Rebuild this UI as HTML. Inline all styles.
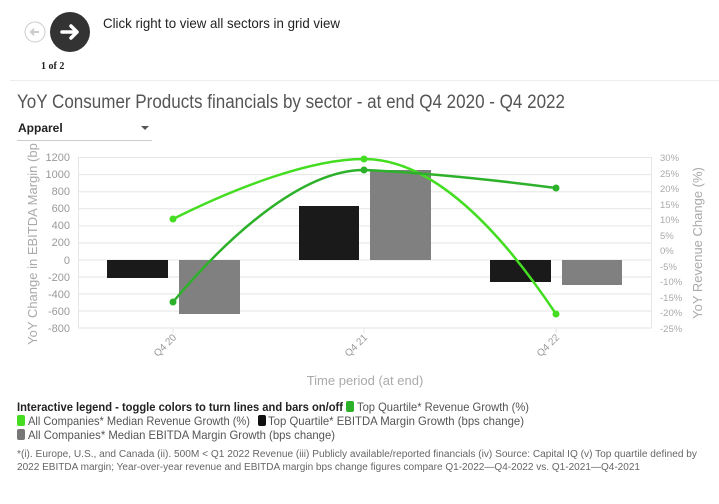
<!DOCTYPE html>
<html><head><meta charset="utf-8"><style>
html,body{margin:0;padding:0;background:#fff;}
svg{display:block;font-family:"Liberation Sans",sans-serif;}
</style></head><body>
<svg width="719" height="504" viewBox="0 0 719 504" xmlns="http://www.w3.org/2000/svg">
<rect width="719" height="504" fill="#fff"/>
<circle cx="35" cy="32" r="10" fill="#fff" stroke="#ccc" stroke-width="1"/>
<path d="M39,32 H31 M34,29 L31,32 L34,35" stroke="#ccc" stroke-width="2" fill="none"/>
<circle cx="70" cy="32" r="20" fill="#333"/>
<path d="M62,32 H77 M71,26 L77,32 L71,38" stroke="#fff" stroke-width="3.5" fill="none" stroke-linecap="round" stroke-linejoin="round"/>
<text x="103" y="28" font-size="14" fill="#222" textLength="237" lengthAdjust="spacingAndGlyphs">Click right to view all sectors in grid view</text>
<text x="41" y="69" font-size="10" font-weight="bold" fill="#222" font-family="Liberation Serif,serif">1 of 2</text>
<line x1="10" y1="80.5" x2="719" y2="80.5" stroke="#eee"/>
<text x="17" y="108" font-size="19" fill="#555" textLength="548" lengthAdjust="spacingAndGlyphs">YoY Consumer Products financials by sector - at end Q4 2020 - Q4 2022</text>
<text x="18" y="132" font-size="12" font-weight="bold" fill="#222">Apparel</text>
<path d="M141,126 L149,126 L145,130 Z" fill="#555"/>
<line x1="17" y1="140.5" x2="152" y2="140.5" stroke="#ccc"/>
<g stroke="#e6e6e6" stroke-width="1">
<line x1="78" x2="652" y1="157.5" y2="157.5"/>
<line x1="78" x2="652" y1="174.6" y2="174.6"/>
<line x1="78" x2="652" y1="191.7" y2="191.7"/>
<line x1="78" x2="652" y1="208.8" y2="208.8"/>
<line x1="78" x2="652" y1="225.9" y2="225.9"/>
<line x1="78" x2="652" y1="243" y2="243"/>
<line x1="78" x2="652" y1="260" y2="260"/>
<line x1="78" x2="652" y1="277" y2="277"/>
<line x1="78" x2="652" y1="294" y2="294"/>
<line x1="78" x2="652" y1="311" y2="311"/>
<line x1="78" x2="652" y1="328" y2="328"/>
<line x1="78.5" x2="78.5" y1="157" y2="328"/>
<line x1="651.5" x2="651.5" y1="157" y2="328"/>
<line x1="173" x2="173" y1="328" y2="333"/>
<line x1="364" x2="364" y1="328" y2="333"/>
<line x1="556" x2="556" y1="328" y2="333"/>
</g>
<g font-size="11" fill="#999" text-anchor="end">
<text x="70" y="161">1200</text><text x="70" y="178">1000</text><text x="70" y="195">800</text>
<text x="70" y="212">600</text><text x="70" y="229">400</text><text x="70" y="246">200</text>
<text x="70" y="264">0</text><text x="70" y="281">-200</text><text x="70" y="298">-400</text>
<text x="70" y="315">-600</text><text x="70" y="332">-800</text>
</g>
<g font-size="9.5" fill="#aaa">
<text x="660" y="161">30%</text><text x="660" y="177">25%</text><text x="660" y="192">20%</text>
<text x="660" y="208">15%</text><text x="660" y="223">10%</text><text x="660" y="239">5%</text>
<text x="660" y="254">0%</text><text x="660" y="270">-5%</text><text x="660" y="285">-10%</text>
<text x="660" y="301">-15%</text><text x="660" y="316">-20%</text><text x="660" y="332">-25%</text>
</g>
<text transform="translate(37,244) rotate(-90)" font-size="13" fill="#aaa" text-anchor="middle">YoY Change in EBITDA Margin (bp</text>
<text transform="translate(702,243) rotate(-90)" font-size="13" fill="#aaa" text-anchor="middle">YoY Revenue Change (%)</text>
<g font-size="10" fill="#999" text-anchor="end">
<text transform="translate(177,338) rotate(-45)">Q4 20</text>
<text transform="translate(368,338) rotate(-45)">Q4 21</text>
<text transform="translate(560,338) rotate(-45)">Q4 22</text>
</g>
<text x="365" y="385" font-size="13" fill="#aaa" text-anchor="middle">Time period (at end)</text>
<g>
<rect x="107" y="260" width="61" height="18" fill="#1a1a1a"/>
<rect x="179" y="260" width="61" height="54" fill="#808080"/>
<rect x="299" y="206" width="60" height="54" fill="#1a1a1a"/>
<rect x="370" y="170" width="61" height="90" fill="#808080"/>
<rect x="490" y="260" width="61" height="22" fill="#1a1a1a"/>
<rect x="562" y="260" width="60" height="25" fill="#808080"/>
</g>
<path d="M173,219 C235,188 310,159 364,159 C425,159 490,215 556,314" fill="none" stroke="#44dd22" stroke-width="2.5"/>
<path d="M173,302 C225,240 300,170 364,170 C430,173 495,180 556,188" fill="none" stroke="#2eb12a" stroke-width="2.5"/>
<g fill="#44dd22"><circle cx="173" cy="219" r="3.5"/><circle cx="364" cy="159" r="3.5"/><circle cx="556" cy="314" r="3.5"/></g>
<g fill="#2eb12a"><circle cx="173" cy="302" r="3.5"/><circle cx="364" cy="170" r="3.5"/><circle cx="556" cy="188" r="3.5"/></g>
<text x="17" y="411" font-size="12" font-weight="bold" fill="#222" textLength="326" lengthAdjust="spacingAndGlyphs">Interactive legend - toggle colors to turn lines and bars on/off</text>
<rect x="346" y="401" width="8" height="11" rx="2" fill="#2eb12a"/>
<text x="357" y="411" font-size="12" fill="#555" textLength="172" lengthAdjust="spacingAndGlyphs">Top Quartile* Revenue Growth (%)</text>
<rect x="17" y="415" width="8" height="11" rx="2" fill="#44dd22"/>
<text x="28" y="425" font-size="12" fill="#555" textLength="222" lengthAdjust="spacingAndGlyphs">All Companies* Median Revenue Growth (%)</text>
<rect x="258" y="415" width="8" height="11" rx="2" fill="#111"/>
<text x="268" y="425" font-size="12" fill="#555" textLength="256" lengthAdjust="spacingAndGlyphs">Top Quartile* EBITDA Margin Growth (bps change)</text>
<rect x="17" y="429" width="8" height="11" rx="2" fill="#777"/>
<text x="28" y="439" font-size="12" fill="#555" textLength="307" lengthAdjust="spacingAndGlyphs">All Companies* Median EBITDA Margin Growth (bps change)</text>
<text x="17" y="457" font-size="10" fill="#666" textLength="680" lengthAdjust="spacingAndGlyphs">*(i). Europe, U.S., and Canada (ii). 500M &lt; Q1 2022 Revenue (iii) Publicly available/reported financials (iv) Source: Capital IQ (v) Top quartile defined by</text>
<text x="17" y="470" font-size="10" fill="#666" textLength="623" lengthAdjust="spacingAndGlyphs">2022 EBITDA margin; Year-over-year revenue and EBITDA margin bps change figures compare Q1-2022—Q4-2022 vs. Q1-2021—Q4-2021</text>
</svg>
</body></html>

Problem details - Repeat the material above verbatim. Leave the pictures behind.

Result for this exercise -
Rebuild this UI as HTML. Inline all styles.
<!DOCTYPE html>
<html><head><meta charset="utf-8"><style>
html,body{margin:0;padding:0;background:#fff;}
svg{display:block;font-family:"Liberation Sans",sans-serif;}
</style></head><body>
<svg width="719" height="504" viewBox="0 0 719 504" xmlns="http://www.w3.org/2000/svg">
<rect width="719" height="504" fill="#fff"/>
<circle cx="35" cy="32" r="10" fill="#fff" stroke="#ccc" stroke-width="1"/>
<path d="M39,32 H31 M34,29 L31,32 L34,35" stroke="#ccc" stroke-width="2" fill="none"/>
<circle cx="70" cy="32" r="20" fill="#333"/>
<path d="M62,32 H77 M71,26 L77,32 L71,38" stroke="#fff" stroke-width="3.5" fill="none" stroke-linecap="round" stroke-linejoin="round"/>
<text x="103" y="28" font-size="14" fill="#222" textLength="237" lengthAdjust="spacingAndGlyphs">Click right to view all sectors in grid view</text>
<text x="41" y="69" font-size="10" font-weight="bold" fill="#222" font-family="Liberation Serif,serif">1 of 2</text>
<line x1="10" y1="80.5" x2="719" y2="80.5" stroke="#eee"/>
<text x="17" y="108" font-size="19" fill="#555" textLength="548" lengthAdjust="spacingAndGlyphs">YoY Consumer Products financials by sector - at end Q4 2020 - Q4 2022</text>
<text x="18" y="132" font-size="12" font-weight="bold" fill="#222">Apparel</text>
<path d="M141,126 L149,126 L145,130 Z" fill="#555"/>
<line x1="17" y1="140.5" x2="152" y2="140.5" stroke="#ccc"/>
<g stroke="#e6e6e6" stroke-width="1">
<line x1="78" x2="652" y1="157.5" y2="157.5"/>
<line x1="78" x2="652" y1="174.6" y2="174.6"/>
<line x1="78" x2="652" y1="191.7" y2="191.7"/>
<line x1="78" x2="652" y1="208.8" y2="208.8"/>
<line x1="78" x2="652" y1="225.9" y2="225.9"/>
<line x1="78" x2="652" y1="243" y2="243"/>
<line x1="78" x2="652" y1="260" y2="260"/>
<line x1="78" x2="652" y1="277" y2="277"/>
<line x1="78" x2="652" y1="294" y2="294"/>
<line x1="78" x2="652" y1="311" y2="311"/>
<line x1="78" x2="652" y1="328" y2="328"/>
<line x1="78.5" x2="78.5" y1="157" y2="328"/>
<line x1="651.5" x2="651.5" y1="157" y2="328"/>
<line x1="173" x2="173" y1="328" y2="333"/>
<line x1="364" x2="364" y1="328" y2="333"/>
<line x1="556" x2="556" y1="328" y2="333"/>
</g>
<g font-size="11" fill="#999" text-anchor="end">
<text x="70" y="161">1200</text><text x="70" y="178">1000</text><text x="70" y="195">800</text>
<text x="70" y="212">600</text><text x="70" y="229">400</text><text x="70" y="246">200</text>
<text x="70" y="264">0</text><text x="70" y="281">-200</text><text x="70" y="298">-400</text>
<text x="70" y="315">-600</text><text x="70" y="332">-800</text>
</g>
<g font-size="9.5" fill="#aaa">
<text x="660" y="161">30%</text><text x="660" y="177">25%</text><text x="660" y="192">20%</text>
<text x="660" y="208">15%</text><text x="660" y="223">10%</text><text x="660" y="239">5%</text>
<text x="660" y="254">0%</text><text x="660" y="270">-5%</text><text x="660" y="285">-10%</text>
<text x="660" y="301">-15%</text><text x="660" y="316">-20%</text><text x="660" y="332">-25%</text>
</g>
<text transform="translate(37,244) rotate(-90)" font-size="13" fill="#aaa" text-anchor="middle">YoY Change in EBITDA Margin (bp</text>
<text transform="translate(702,243) rotate(-90)" font-size="13" fill="#aaa" text-anchor="middle">YoY Revenue Change (%)</text>
<g font-size="10" fill="#999" text-anchor="end">
<text transform="translate(177,338) rotate(-45)">Q4 20</text>
<text transform="translate(368,338) rotate(-45)">Q4 21</text>
<text transform="translate(560,338) rotate(-45)">Q4 22</text>
</g>
<text x="365" y="385" font-size="13" fill="#aaa" text-anchor="middle">Time period (at end)</text>
<g>
<rect x="107" y="260" width="61" height="18" fill="#1a1a1a"/>
<rect x="179" y="260" width="61" height="54" fill="#808080"/>
<rect x="299" y="206" width="60" height="54" fill="#1a1a1a"/>
<rect x="370" y="170" width="61" height="90" fill="#808080"/>
<rect x="490" y="260" width="61" height="22" fill="#1a1a1a"/>
<rect x="562" y="260" width="60" height="25" fill="#808080"/>
</g>
<path d="M173,219 C235,188 310,159 364,159 C425,159 490,215 556,314" fill="none" stroke="#44dd22" stroke-width="2.5"/>
<path d="M173,302 C225,240 300,170 364,170 C430,173 495,180 556,188" fill="none" stroke="#2eb12a" stroke-width="2.5"/>
<g fill="#44dd22"><circle cx="173" cy="219" r="3.5"/><circle cx="364" cy="159" r="3.5"/><circle cx="556" cy="314" r="3.5"/></g>
<g fill="#2eb12a"><circle cx="173" cy="302" r="3.5"/><circle cx="364" cy="170" r="3.5"/><circle cx="556" cy="188" r="3.5"/></g>
<text x="17" y="411" font-size="12" font-weight="bold" fill="#222" textLength="326" lengthAdjust="spacingAndGlyphs">Interactive legend - toggle colors to turn lines and bars on/off</text>
<rect x="346" y="401" width="8" height="11" rx="2" fill="#2eb12a"/>
<text x="357" y="411" font-size="12" fill="#555" textLength="172" lengthAdjust="spacingAndGlyphs">Top Quartile* Revenue Growth (%)</text>
<rect x="17" y="415" width="8" height="11" rx="2" fill="#44dd22"/>
<text x="28" y="425" font-size="12" fill="#555" textLength="222" lengthAdjust="spacingAndGlyphs">All Companies* Median Revenue Growth (%)</text>
<rect x="258" y="415" width="8" height="11" rx="2" fill="#111"/>
<text x="268" y="425" font-size="12" fill="#555" textLength="256" lengthAdjust="spacingAndGlyphs">Top Quartile* EBITDA Margin Growth (bps change)</text>
<rect x="17" y="429" width="8" height="11" rx="2" fill="#777"/>
<text x="28" y="439" font-size="12" fill="#555" textLength="307" lengthAdjust="spacingAndGlyphs">All Companies* Median EBITDA Margin Growth (bps change)</text>
<text x="17" y="457" font-size="10" fill="#666" textLength="680" lengthAdjust="spacingAndGlyphs">*(i). Europe, U.S., and Canada (ii). 500M &lt; Q1 2022 Revenue (iii) Publicly available/reported financials (iv) Source: Capital IQ (v) Top quartile defined by</text>
<text x="17" y="470" font-size="10" fill="#666" textLength="623" lengthAdjust="spacingAndGlyphs">2022 EBITDA margin; Year-over-year revenue and EBITDA margin bps change figures compare Q1-2022—Q4-2022 vs. Q1-2021—Q4-2021</text>
</svg>
</body></html>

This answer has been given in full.